Stan Lee, en una imagen de archiv. FOTO: GTRES.
Stan Lee, en una imagen de archiv. FOTO: GTRES.

Cuando él la conoció a ella, los dos habían cumplido ya los ochenta. Él acababa de quedarse sin nada, acababa de perder al amor de su vida. Ella estaba llena de vitalidad y tenía en su imaginación al mejor aliado posible. Él era serio y responsable. Ella era como una tormenta de colores, un soplo de aire fresco cuando no queda casi tiempo, cuando el pasado lo inunda todo, cuando el futuro escasea pero es valioso porque aún existe el hoy. El destino cruzó sus vidas en un pequeño edificio de apartamentos. Y se dieron cuenta de que los unían tantas cosas que solo los había estado separando la geografía. Si hubiesen nacido más cerca, si sus caminos se hubiesen cruzado antes, sus espíritus habrían acabado atrayéndose como la aguja al imán.

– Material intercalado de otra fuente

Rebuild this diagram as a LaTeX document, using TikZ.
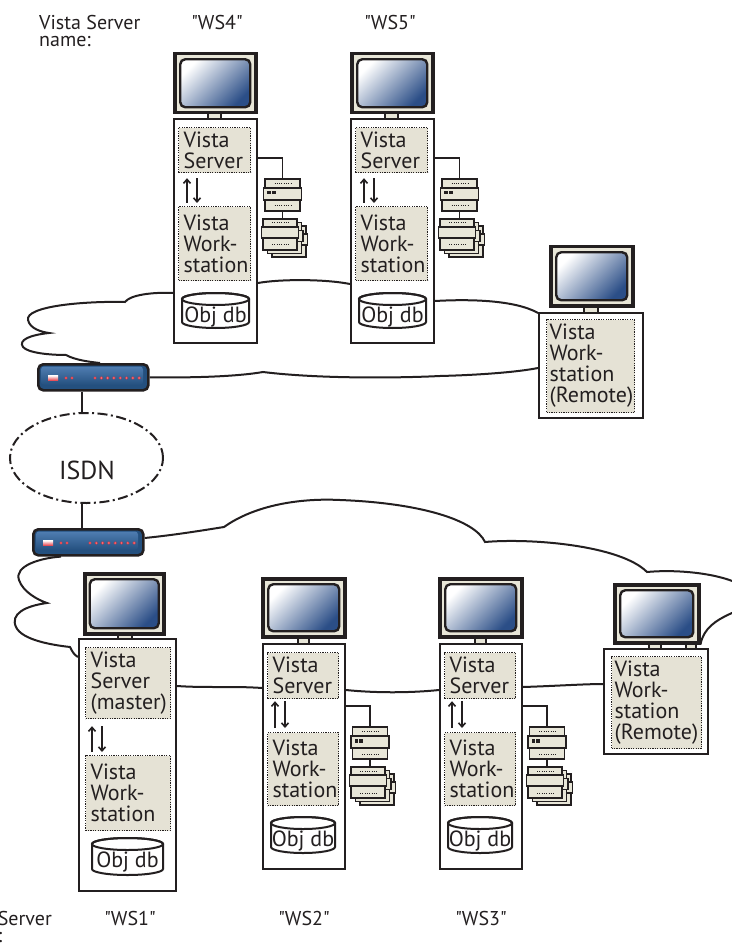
\documentclass[tikz,border=0pt]{standalone}
\usepackage{fontspec}
\setmainfont{PT Sans}
\usetikzlibrary{arrows.meta,calc,shapes.geometric}

\definecolor{ink}{HTML}{231F20}
\definecolor{panefill}{HTML}{E5E2D5}
\definecolor{casefill}{HTML}{E8E6D8}
\definecolor{screenblue}{HTML}{2B4E87}
\definecolor{routerblue}{HTML}{24507F}
\definecolor{routerlite}{HTML}{4F7DB1}
\definecolor{ledred}{HTML}{E3323D}

\newcommand\qt[1]{\textquotedbl#1\textquotedbl}

\tikzset{
  lbl/.style={font=\fontsize{20}{17}\selectfont, text=ink, inner sep=0pt, align=left},
  towerbox/.style={rectangle, draw=ink, line width=2pt, fill=white, inner sep=0pt, anchor=north west},
  monframe/.style={rectangle, draw=ink, line width=3.5pt, fill=casefill, inner sep=0pt, anchor=north west},
  monscreen/.style={rectangle, rounded corners=5pt, draw=ink, line width=2.4pt,
    top color=white, bottom color=screenblue, shading angle=45, inner sep=0pt},
  monneck/.style={rectangle, draw=ink, line width=1.6pt, fill=casefill, inner sep=0pt, anchor=north west},
  panebox/.style={rectangle, draw=ink, line width=1.2pt, dash pattern=on 1.2pt off 1.2pt,
    fill=panefill, anchor=north west, inner xsep=5pt, inner ysep=0pt, align=left,
    text=ink, font=\fontsize{22}{21}\selectfont},
  dbtext/.style={font=\fontsize{22}{21}\selectfont, text=ink, inner sep=0pt},
  linkline/.style={draw=ink, line width=1.8pt},
  flowarrow/.style={draw=ink, line width=1.6pt, -{Straight Barb[length=4pt, width=7pt]}},
  cloudline/.style={draw=ink, line width=2pt},
  devbox/.style={draw=ink, line width=1.8pt, fill=casefill},
  dotrow/.style={draw=ink, line width=1pt, dash pattern=on 1pt off 1.3pt},
  % database cylinder: #1 half width, #2 height; origin at top centre
  pics/dbcyl/.style n args={2}{code={
    \path[draw=ink, line width=2pt, fill=white]
      (-#1,6) -- (-#1,#2-6) arc[start angle=180, end angle=0, x radius=#1, y radius=6]
      -- (#1,6) arc[start angle=0, end angle=-180, x radius=#1, y radius=6] -- cycle;
    \draw[ink, line width=2pt] (0,6) ellipse [x radius=#1, y radius=6];
    \node[dbtext, anchor=base] (-t) at (0,29) {Obj db};
  }},
  % controller module; origin at top centre
  pics/rack/.style={code={
    \coordinate (-top) at (0,0);
    \coordinate (-bot) at (0,32);
    \draw[devbox] (-17.5,0) rectangle (17.5,9);
    \draw[devbox] (-17.5,21) rectangle (17.5,32);
    \draw[devbox] (-19,9) rectangle (19,21);
    \draw[dotrow] (-8,4.5) -- (10,4.5);
    \draw[dotrow] (-8,27) -- (10,27);
    \fill[ink] (-15.5,12) rectangle (-12,15.5);
    \fill[ink] (-11,12) rectangle (-7,15.5);
  }},
  % stacked I/O modules; origin at top centre of the front one
  pics/iostack/.style={code={
    \foreach \dx/\dy in {9/7,4.5/3.5,0/0}{
      \begin{scope}[shift={(\dx,\dy)}]
        \draw[devbox] (-17,0) rectangle (17,8);
        \draw[devbox] (-17,19) rectangle (17,31);
        \draw[devbox] (-18.5,8) rectangle (18.5,19);
        \draw[dotrow] (-8,4) -- (9,4);
        \draw[dotrow] (-8,26) -- (9,26);
      \end{scope}
    }
    \coordinate (-top) at (0,0);
  }},
  % ISDN router; origin at top left
  pics/router/.style={code={
    \node[rectangle, rounded corners=5pt, draw=ink, line width=2.6pt, fill=routerblue,
      minimum width=110pt, minimum height=26pt, anchor=north west, inner sep=0pt] (-body) at (0,0) {};
    \shade[top color=routerlite, bottom color=routerblue, rounded corners=3pt] (4,3.5) rectangle (106,22);
    \fill[top color=white, bottom color=ledred!85] (11,12.5) rectangle (21,17);
    \foreach \x in {29,35} {
      \fill[ledred] (\x,15) circle (1.7pt);
      \fill[white!55!ledred] (\x,15) circle (0.7pt);
    }
    \foreach \i in {0,...,7} {
      \fill[ledred] (58+\i*6.3,15) circle (1.7pt);
      \fill[white!55!ledred] (58+\i*6.3,15) circle (0.7pt);
    }
  }},
}

\begin{document}
\begin{tikzpicture}[x=1pt, y=-1pt]
\useasboundingbox (0,0) rectangle (731,949);

% ================= upper site =================
% server WS4
\node[monneck, minimum width=13pt, minimum height=9pt] (k4) at (207,110) {};
\node[towerbox, minimum width=83pt, minimum height=224pt] (t4) at (173,118) {};
\node[monframe, minimum width=81pt, minimum height=59pt] (m4) at (173,52) {};
\node[monscreen, minimum width=70pt, minimum height=48pt] (sc4) at (m4.center) {};
\node[panebox, text width=62pt, minimum height=45pt] (s4) at (178,127) {Vista\\Server};
\node[panebox, text width=62pt, minimum height=74pt] (w4) at (178,206) {Vista\\Work-\\station};
\draw[flowarrow] ($(w4.north west)+(9,-3)$) -- ($(s4.south west)+(9,5)$);
\draw[flowarrow] ($(s4.south west)+(19,5)$) -- ($(w4.north west)+(19,-3)$);
\pic (d4) at (215.5,293) {dbcyl={33.5}{35}};
\pic (r4) at (282.5,179) {rack};
\pic (io4) at (280,219) {iostack};
\draw[linkline] ($(t4.north east)+(0,40)$) -| (r4-top);
\draw[linkline] (r4-bot) -- (r4-bot |- io4-top);

% server WS5
\node[monneck, minimum width=13pt, minimum height=9pt] (k5) at (384,110) {};
\node[towerbox, minimum width=83pt, minimum height=224pt] (t5) at (350,118) {};
\node[monframe, minimum width=81pt, minimum height=59pt] (m5) at (350,52) {};
\node[monscreen, minimum width=70pt, minimum height=48pt] (sc5) at (m5.center) {};
\node[panebox, text width=62pt, minimum height=45pt] (s5) at (355,127) {Vista\\Server};
\node[panebox, text width=62pt, minimum height=74pt] (w5) at (355,206) {Vista\\Work-\\station};
\draw[flowarrow] ($(w5.north west)+(9,-3)$) -- ($(s5.south west)+(9,5)$);
\draw[flowarrow] ($(s5.south west)+(19,5)$) -- ($(w5.north west)+(19,-3)$);
\pic (d5) at (392.5,293) {dbcyl={33.5}{35}};
\pic (r5) at (459.5,179) {rack};
\pic (io5) at (457,219) {iostack};
\draw[linkline] ($(t5.north east)+(0,40)$) -| (r5-top);
\draw[linkline] (r5-bot) -- (r5-bot |- io5-top);

% remote workstation (upper)
\node[monneck, minimum width=14pt, minimum height=10pt] (krw) at (583,303) {};
\node[towerbox, minimum width=104pt, minimum height=105pt] (rw) at (538,312) {};
\node[monframe, minimum width=82pt, minimum height=59pt] (mrw) at (549,245) {};
\node[monscreen, minimum width=71pt, minimum height=48pt] (scrw) at (mrw.center) {};
\node[panebox, inner xsep=3pt, text width=82pt, minimum height=93pt] (prw) at (546,319) {Vista\\Work-\\station\\(Remote)};

% routers and ISDN
\pic (rtA) at (37,363) {router};
\pic (rtB) at (32,528) {router};
\node[ellipse, draw=ink, line width=2pt, dash pattern=on 10pt off 3.5pt on 2pt off 3.5pt,
  minimum width=153pt, minimum height=90pt, inner sep=0pt] (isdn) at (86.5,458) {};
\node[font=\fontsize{26}{26}\selectfont, text=ink, inner sep=0pt, anchor=base] (isdntext) at (87,479) {ISDN};
\draw[linkline] ($(rtA-body.south west)+(45,0)$) coordinate (ia) -- (ia |- isdn.north);
\draw[linkline] ($(rtB-body.north west)+(50,0)$) coordinate (ib) -- (ib |- isdn.south);

% ================= lower site =================
% server WS1 (master)
\node[monneck, minimum width=14pt, minimum height=8pt] (k1) at (117,631) {};
\node[towerbox, minimum width=97pt, minimum height=252pt] (t1) at (78,638) {};
\node[monframe, minimum width=79pt, minimum height=60pt] (m1) at (83,572) {};
\node[monscreen, minimum width=69pt, minimum height=49pt] (sc1) at (m1.center) {};
\node[panebox, text width=75pt, minimum height=71pt] (s1) at (85,647) {Vista\\Server\\(master)};
\node[panebox, text width=75pt, minimum height=75pt] (w1) at (85,755) {Vista\\Work-\\station};
\draw[flowarrow] ($(w1.north west)+(7,-3)$) -- ($(s1.south west)+(7,7)$);
\draw[flowarrow] ($(s1.south west)+(17,7)$) -- ($(w1.north west)+(17,-3)$);
\pic (d1) at (127.5,838) {dbcyl={35.5}{37}};

% server WS2
\node[monneck, minimum width=11pt, minimum height=9pt] (k2) at (297,635) {};
\node[towerbox, minimum width=82pt, minimum height=225pt] (t2) at (262,643) {};
\node[monframe, minimum width=82pt, minimum height=58pt] (m2) at (261,577) {};
\node[monscreen, minimum width=71pt, minimum height=47pt] (sc2) at (m2.center) {};
\node[panebox, text width=61pt, minimum height=46pt] (s2) at (267,652) {Vista\\Server};
\node[panebox, text width=61pt, minimum height=73pt] (w2) at (267,732) {Vista\\Work-\\station};
\draw[flowarrow] ($(w2.north west)+(8,-4)$) -- ($(s2.south west)+(8,2)$);
\draw[flowarrow] ($(s2.south west)+(18,2)$) -- ($(w2.north west)+(18,-4)$);
\pic (d2) at (303,817) {dbcyl={32}{36}};
\pic (r2) at (370,727) {rack};
\pic (io2) at (368,767) {iostack};
\draw[linkline] ($(t2.north east)+(0,63)$) -| (r2-top);
\draw[linkline] (r2-bot) -- (r2-bot |- io2-top);

% server WS3
\node[monneck, minimum width=11pt, minimum height=9pt] (k3) at (474,635) {};
\node[towerbox, minimum width=82pt, minimum height=225pt] (t3) at (439,643) {};
\node[monframe, minimum width=82pt, minimum height=58pt] (m3) at (438,577) {};
\node[monscreen, minimum width=71pt, minimum height=47pt] (sc3) at (m3.center) {};
\node[panebox, text width=61pt, minimum height=46pt] (s3) at (444,652) {Vista\\Server};
\node[panebox, text width=61pt, minimum height=73pt] (w3) at (444,732) {Vista\\Work-\\station};
\draw[flowarrow] ($(w3.north west)+(8,-4)$) -- ($(s3.south west)+(8,2)$);
\draw[flowarrow] ($(s3.south west)+(18,2)$) -- ($(w3.north west)+(18,-4)$);
\pic (d3) at (480,817) {dbcyl={32}{36}};
\pic (r3) at (547,727) {rack};
\pic (io3) at (545,767) {iostack};
\draw[linkline] ($(t3.north east)+(0,63)$) -| (r3-top);
\draw[linkline] (r3-bot) -- (r3-bot |- io3-top);

% remote workstation (lower)
\node[monneck, minimum width=12pt, minimum height=9pt] (krb1) at (648,640) {};
\node[monneck, minimum width=10pt, minimum height=9pt] (krb2) at (685,640) {};
\node[towerbox, minimum width=104pt, minimum height=105pt] (rb) at (603,648) {};
\node[monframe, minimum width=84pt, minimum height=58pt] (mrb) at (613,583) {};
\node[monscreen, minimum width=73pt, minimum height=47pt] (scrb) at (mrb.center) {};
\node[panebox, inner xsep=3pt, text width=84pt, minimum height=92pt] (prb) at (611,656) {Vista\\Work-\\station\\(Remote)};

% ================= network clouds =================
% upper LAN
\draw[cloudline] ($(t4.north west)+(0,175)$)
  .. controls (152,292) and (130,295) .. (125,302)
  .. controls (85,301) and (25,306) .. (28,320)
  .. controls (30,329) and (42,332) .. (49,333)
  .. controls (30,335) and (18,340) .. (23,347)
  .. controls (28,353) and (50,355) .. (66,355)
  .. controls (75,360) and (90,362) .. ($(rtA-body.north west)+(63,0)$);
\draw[cloudline] (rtA-body.east)
  .. controls (200,378) and (240,376) .. (263,372)
  .. controls (320,379) and (400,378) .. (440,376)
  .. controls (480,375) and (518,372) .. ($(rw.north west)+(0,56)$);
\draw[cloudline] ($(t4.north east)+(0,165)$)
  .. controls (280,279) and (325,279) .. ($(t5.north west)+(0,166)$);
\draw[cloudline] ($(t5.north east)+(0,183)$)
  .. controls (470,299) and (515,300) .. ($(rw.north west)+(0,1)$);

% lower LAN
\draw[cloudline] ($(rtB-body.south west)+(29,0)$)
  .. controls (40,558) and (14,566) .. (19,580)
  .. controls (23,592) and (38,600) .. (47,603)
  .. controls (25,606) and (10,614) .. (16,627)
  .. controls (22,640) and (52,645) .. (70,647)
  .. controls (72,651) and (74,655) .. ($(t1.north west)+(0,19)$);
\draw[cloudline] ($(rtB-body.north east)+(0,10)$)
  .. controls (175,535) and (205,530) .. (224,527)
  .. controls (255,505) and (300,498) .. (340,500)
  .. controls (420,503) and (475,520) .. (485,542)
  .. controls (530,538) and (620,545) .. (647,572)
  .. controls (690,568) and (750,578) .. (752,598)
  .. controls (754,612) and (706,612) .. (mrb.south east);
\draw[cloudline] ($(t1.north east)+(0,48)$)
  .. controls (205,688) and (235,686) .. ($(t2.north west)+(0,45)$);
\draw[cloudline] ($(t2.north east)+(0,47)$)
  .. controls (375,693) and (410,693) .. ($(t3.north west)+(0,47)$);
\draw[cloudline] ($(t3.north east)+(0,44)$)
  .. controls (555,686) and (585,684) .. ($(rb.north west)+(0,36)$);

% ================= captions =================
\node[lbl, anchor=north west] (capA) at (39,15) {Vista Server\\name:};
\node[lbl, anchor=north] (n4) at (217,15) {\qt{WS4}};
\node[lbl, anchor=north] (n5) at (390,15) {\qt{WS5}};
\node[lbl, anchor=north east] (capB) at (52,911) {Vista Server\\name:};
\node[lbl, anchor=north] (n1) at (130,911) {\qt{WS1}};
\node[lbl, anchor=north] (n2) at (304,911) {\qt{WS2}};
\node[lbl, anchor=north] (n3) at (481,911) {\qt{WS3}};
\end{tikzpicture}
\end{document}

Esta —a lo mejor la recuerdan— es la vida de Elsa y de Fred, los geniales protagonistas de una historia de amor cinematográfica a caballo entre Madrid y Buenos Aires allá por el 2005.

Ida nació en Montevideo. Es uruguaya y poeta. Me atrevería a decir que esas dos son sus únicas banderas, su patria y su obra. Pasó por el exilio mexicano y francés y vivió en tantos sitios que su memoria se hizo rica y sus miras muy amplias. Trató con Juan Ramón y con Octavio Paz, e hizo de la poesía esencialista su modo de vida, su manera de ser. Si las palabras son nómadas y los malos poemas las vuelven sedentarias —como escribió en una ocasión—, está claro que las suyas han viajado casi tanto como ella misma. Sus ojos profundos y oscuros, ligeramente enterrados en su apergaminado rostro, nos trasladan a otro tiempo. A un tiempo de juventud que hace mucho que quedó atrás. Esa juventud la reserva para sus versos, vitales y sinceros. Ida dijo hace un par de años que los poetas actuales ya no hablan de Hércules, porque ahora hablan de Batman.

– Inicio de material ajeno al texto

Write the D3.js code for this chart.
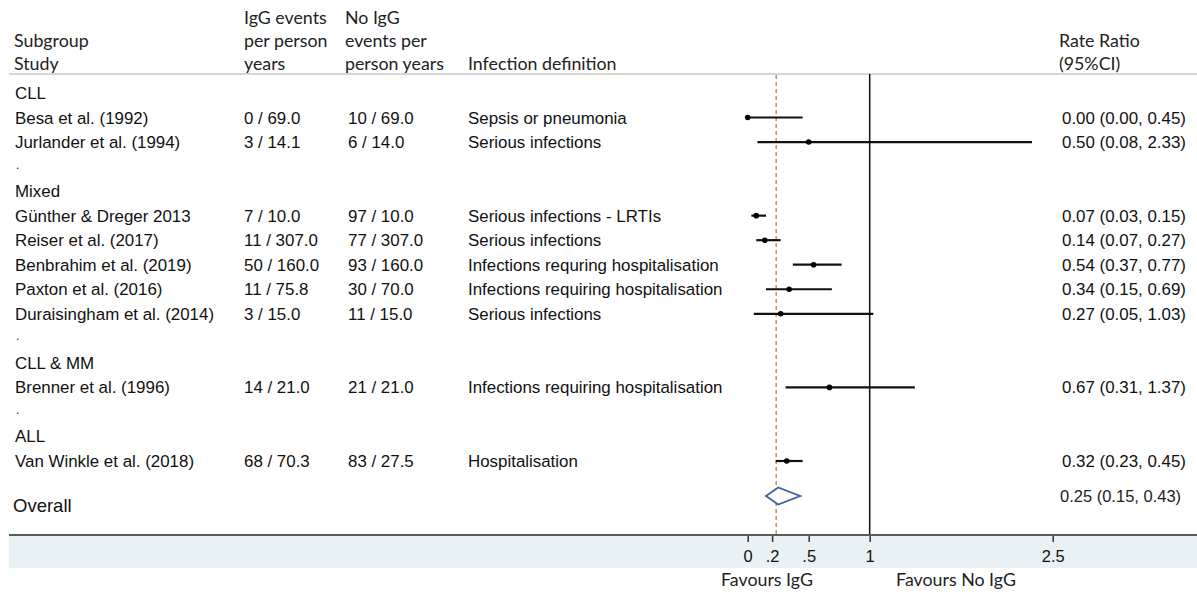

Stan conocía bien a los tipos como Batman. Los entendía porque él los había inventado. O puede que precisamente por eso nunca llegara a entenderlos del todo. Stan nació en el corazón de Manhattan, en el mismísimo Nueva York, en aquel lugar por el que pasa todo y por el que todos quieren pasar. Él vino al mundo en la tierra de los sueños, y dibujó los sueños que permitieron nacer a Spiderman, a Hulk y a Thor. Superhombres, semidioses que muy poco tenían que envidiar al Hércules en el que se inspiraban los poetas que enseñaron a escribir a Ida. Stan era un cachondo. Se tomó la vida tan en serio que la vivió como si fuera una broma, una historieta de esas que no puedes dejar de leer una y otra y otra vez. Tengo la impresión de que hasta las gafas de Stan sonreían.

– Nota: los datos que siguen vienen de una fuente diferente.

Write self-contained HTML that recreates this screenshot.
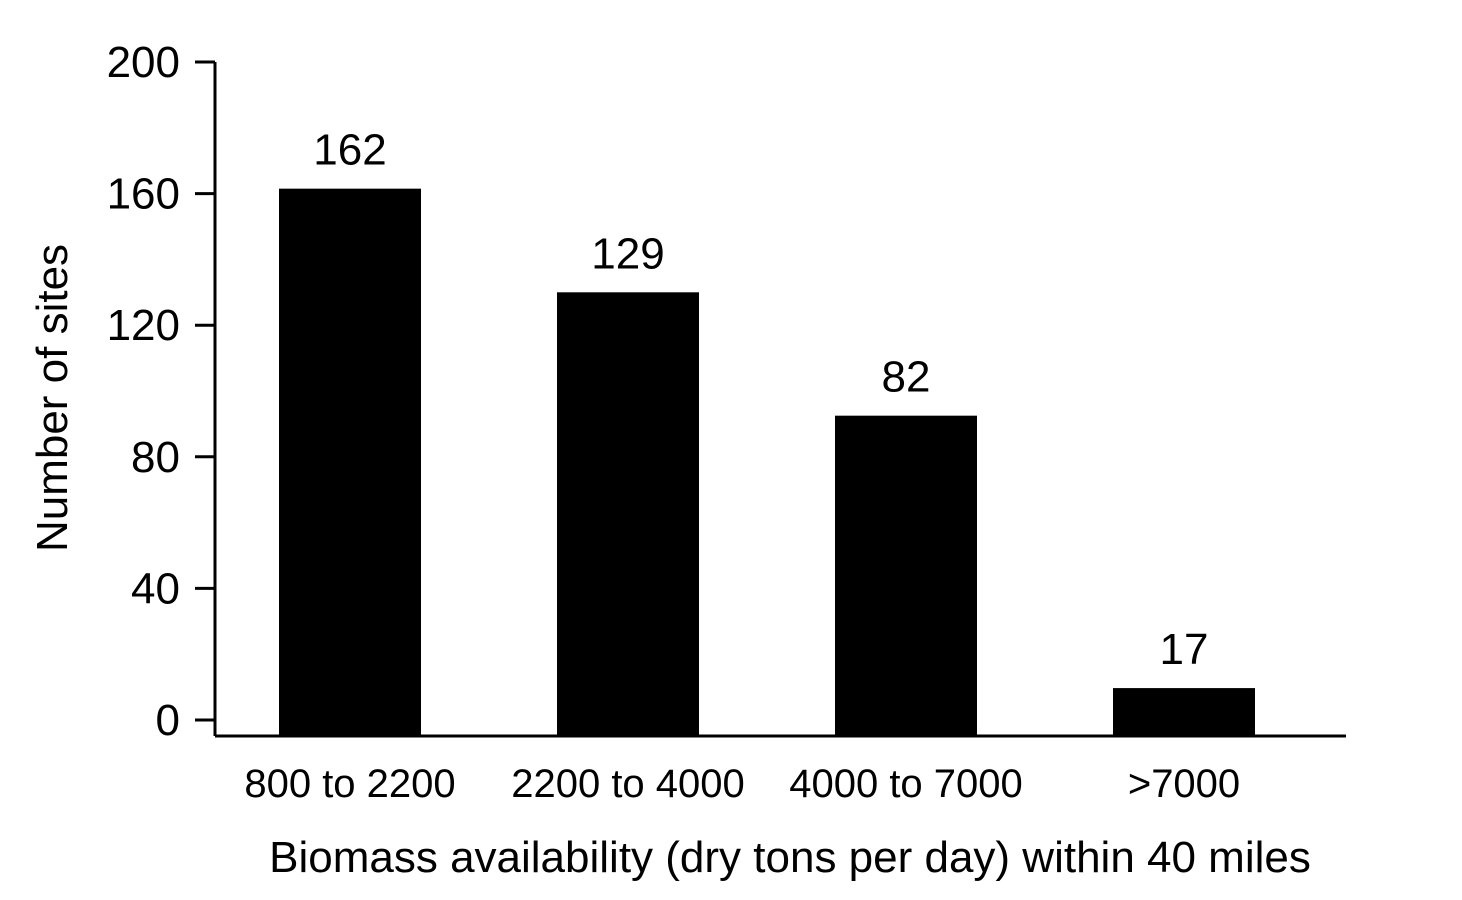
<!DOCTYPE html>
<html><head><meta charset="utf-8"><style>
html,body{margin:0;padding:0;background:#fff;}
svg{display:block;font-family:"Liberation Sans",Arial,sans-serif;}
</style></head><body>
<svg id="chart" width="1462" height="900"></svg>
<script>
const categories = ["800 to 2200","2200 to 4000","4000 to 7000",">7000"];
const barValues = [161.5,130,92.5,9.7];
const valueLabels = ["162","129","82","17"];
const yTicks = [0,40,80,120,160,200];
const NS="http://www.w3.org/2000/svg";
const svg=document.getElementById('chart');
const y0=720,y200=62,baseY=736,axisX=215;
function yScale(v){return y0-(v/200)*(y0-y200);}
function xCenter(i){return 350+i*278;}
function mk(tag,attrs,txt){const e=document.createElementNS(NS,tag);for(const k in attrs)e.setAttribute(k,attrs[k]);if(txt!==undefined)e.textContent=txt;svg.appendChild(e);return e;}
// bars
categories.forEach((c,i)=>{
  const cx=xCenter(i),top=yScale(barValues[i]);
  const b=mk('rect',{x:cx-71,y:top,width:142,height:baseY-top,fill:'#000'});
  
  
  const t=mk('text',{x:cx,y:top-24,'text-anchor':'middle','font-size':44},valueLabels[i]);
  
  
  const l=mk('text',{x:cx,y:797,'text-anchor':'middle','font-size':40},c);
  
  
});
// axes
const ya=mk('line',{x1:axisX,y1:y200,x2:axisX,y2:baseY,stroke:'#000','stroke-width':3});


const xa=mk('line',{x1:axisX,y1:baseY,x2:1346,y2:baseY,stroke:'#000','stroke-width':3});


yTicks.forEach(v=>{
  const y=yScale(v);
  const tk=mk('line',{x1:195,y1:y,x2:axisX,y2:y,stroke:'#000','stroke-width':3});
  
  
  const tl=mk('text',{x:180,y:y+15,'text-anchor':'end','font-size':44},String(v));
  
  
});
const yt=mk('text',{x:0,y:0,'text-anchor':'middle','font-size':44,transform:'translate(67,398) rotate(-90)'},'Number of sites');


const xt=mk('text',{x:790,y:872,'text-anchor':'middle','font-size':44},'Biomass availability (dry tons per day) within 40 miles');


</script>
</body></html>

Estos días he imaginado a Elsa y a Fred con otros rostros. No he visto a la dulce China Zorrilla ni al entrañable Manuel Alexandre. He pensado en ellos de otro modo. ¿Y si Elsa fuera Ida? ¿Y si Fred fuera Stan? Ellos tenían demasiado en común para no coincidir en este mundo. Puede que nunca lo hicieran pero desde luego el destino los perseguía para juntarlos de alguna manera. Jugaba con ellos sin acercarlos pero meciéndolos entre la tinta y el alma. Stan Lee acaba de morir. Tenía 95 años. Ha dejado huérfanas demasiadas páginas y a demasiados héroes. Ida Vitale acaba de ganar el Cervantes. Tiene 95 años. Ida sigue por aquí. Stan no se ha marchado por completo. Al fin y al cabo en Marvel, como en el Olimpo, nunca nadie muere del todo.